Naming Substituted-Benzene Compounds
A Crystal Clear Chemistry Nomenclature Tutorial
Monosubstituted Benzene
Singly substituted benzene is relatively easy, but the main problem is that there are many nicknames and alternate names for various compounds. For example, the following compound can be called phenyl bromide or bromobenzene. Phenyl is a common synonym for a benzene ring.
There are usually two equivalent names for each benzene-based compound, one with phenyl as the root and one with benzene. Again, for example, benzaldehyde and phenyl aldehyde both refer to the compound pictured below.
The simplest guideline to follow is to always use the "phenyl" naming convention. This is the most consistent and systematic way to name these compounds, whereas benzene-based names often involve various arrangements of roots and suffixes or prefixes that are mostly learned by experience.
One additional thing to realize is that benzyl bromide and phenyl bromide are different compounds. When "benzyl" or "benzyllic" is used, this denotes that whatever comes afterwards is bound, not to the phenyl ring, but to a methylene carbon that comes off of the ring. It illustrate, phenyl bromide is pictured on the left, and benzyl bromide is pictured on the right. Notice that the difference between the two structures is that for benzyl bromide, the bromine atom is one more carbon away from the ring.
Thus, use phenyl as the root when the substituent is on the ring. Use benzyl as the root when the substituent is one carbon away from the ring.
Disubstituted and Polysubstituted Benzene
There are two different ways of naming compounds that have more than one substitution on benzene: the numbering system, and what we call the "OMP" system (ortho-meta-para). The OMP is older and more widespread, but it can get a bit hard to use when you're dealing with more than two substituents. The numbering system is the new standard, since it is more systematic and can be used for any number of substituents. You'll probably have to know how to do both, since organic chemists switch between them often.
The OMP System
There are essentially three unique different ways to stick two different substituents on a benzene ring; all the other ways you can think of are equivalent to these three unique ways (try rotating and flipping the molecule to line up the substituents with the three configurations). The substituents can be right next to each other, separated by one corner, or completely across from each other on the ring. The first configuration is called ortho, the second configuration is called meta, and the last configuration is called para.

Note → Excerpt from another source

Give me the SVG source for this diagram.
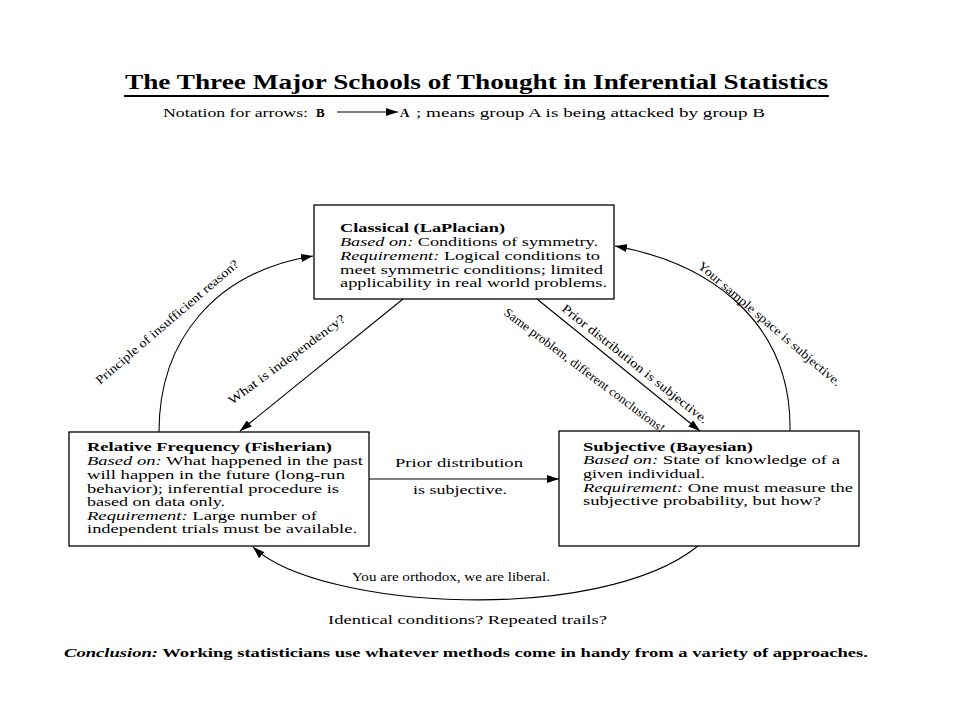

You can see the three examples of the names below.
This system works pretty well, as long as you can remember which name goes with which configuration. I find it helpful to remember it as the "OMP" system, with each letter going with the configuration in which the substituentss are one more carbon apart.
As an example, the compound below has the chlorine and the aldehyde one carbon apart, and so by counting across the OMP, we see this is the second of the OMP configurations. Thus, this is a meta configuration, and so this compound is called meta-chloro phenyl aldehyde.
The Numbering System
With more substituents, however, the ortho-meta-para system can get pretty hairy. How, for example, would you name the following?
In the numbering system, we pick one substituent and designate its place on the benzene ring as position 1. Then we count around the ring and assign each substituent a number in order. This is very similar to the system of naming linear hydrocarbon chains that you may have learned in general chemistry, except that because we have a ring, we pick a point to start with (instead of starting at an end). We can, of course, start anywhere on the ring and come up with alternate numbering systems. Usually, the point is picked on the ring that gives the smallest numbers for most of the substituents. Then, we name the benzene ring as if none of the other substituents were there except for the one in position 1, and then attach the other names in front as if we were naming a linear hydrocarbon chain.
Let us go back to the complicated-looking example directly above. Let's pick a starting place and go around the ring to come up with a preliminary name. Start with the ethyl group in the position corresponding to 2 o'clock. Let us call this the 1 position, and count up in the clockwise direction (so the amine group is in position 2, the methyl is in position 3, the iodine is in position 5, and the bromine is in position 6). Since the ethyl group is in position 1, the root name is phenyl ethane, and then we attach the other names in front with the numbers, like you do when naming hydrocarbon chains. Thus, the full name is 2-amino 3-methyl 5-iodo 6-bromo phenyl ethane.
Let's try this again with the same molecule, except we pick a different position now. Pick iodine as position 1, and then count in the clockwise direction once more. Then, the molecule's root name is phenyl iodide and the whole name is 2-bromo 3-ethyl 4-amino 5-methyl phenyl iodide.
Although this system may seem quite difficult, it is relatively easy once you get the feel for it, which can only come with practice. Read back through this article and try to work out each example yourself once more, and practice, practice, practice.